Northern Prairie Wildlife Research Center
Breeding Range. (Fig.30). Fairly common in the Turtle Mountains; uncommon on the Northeastern Drift Plain; rare in the Agassiz Lake Plain Region and on the Southern Drift Plain, Northwestern Drift Plain, and Missouri Coteau.
Breeding Habitat. Fresh or slightly brackish, semipermanent, and permanent ponds and lakes, containing water with circumneutral pH. Often these wetlands are bordered by trees or shrubs and contain emergent stands of common cattail, softstem bulrush, and hardstem bulrush. Duebbert (1966a) described the ecological characteristics of brood habitat in the Turtle Mountains as follows: lakes of 40 to 300 acres; 90 percent open water; containing good beds of sago pondweed, claspingleaf pondweed, and common watermilfoil; emergent vegetative border covering 10 percent of wetland area and dominated by hardstem bulrush with lesser amounts of cattails, burreed, and slough sedge. Most of the lakes were completely or nearly surrounded by native forest, mainly quaking aspen, balsam poplar, paper birch, and bur oak.

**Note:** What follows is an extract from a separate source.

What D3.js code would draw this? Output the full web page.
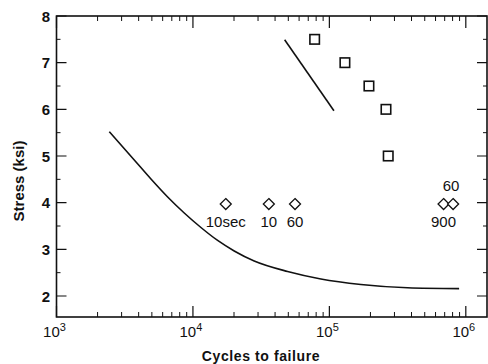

Nesting. Breeding season: Late May to early September; peak, early June to mid-August. Extreme egg dates (8 nests): May 30 [1969] in Rolette County (R. E. Stewart, Jr.) to July 20 [1919] in Ramsey County (Wood 1923). The incubation peak in the Turtle Mountains occurred during the third week of June 1967 and during the fourth week of June 1968 (J. F. Cassel and R. E. Stewart, Jr.). Extreme dates of dependent young (43 broods): June 29 [1966] in Bottineau County (RES) to September 7 [1965] in Stutsman County (D. L. Trauger). Of all broods recorded, 2 percent were observed in late June, 33 percent in July, 60 percent in August, and 5 percent in early September.
Nests are ordinarily situated over water within fairly dense stands of emergent vegetation.
Indicated clutch size (6 nests): 8 to 12 eggs; mean, 9.7 eggs.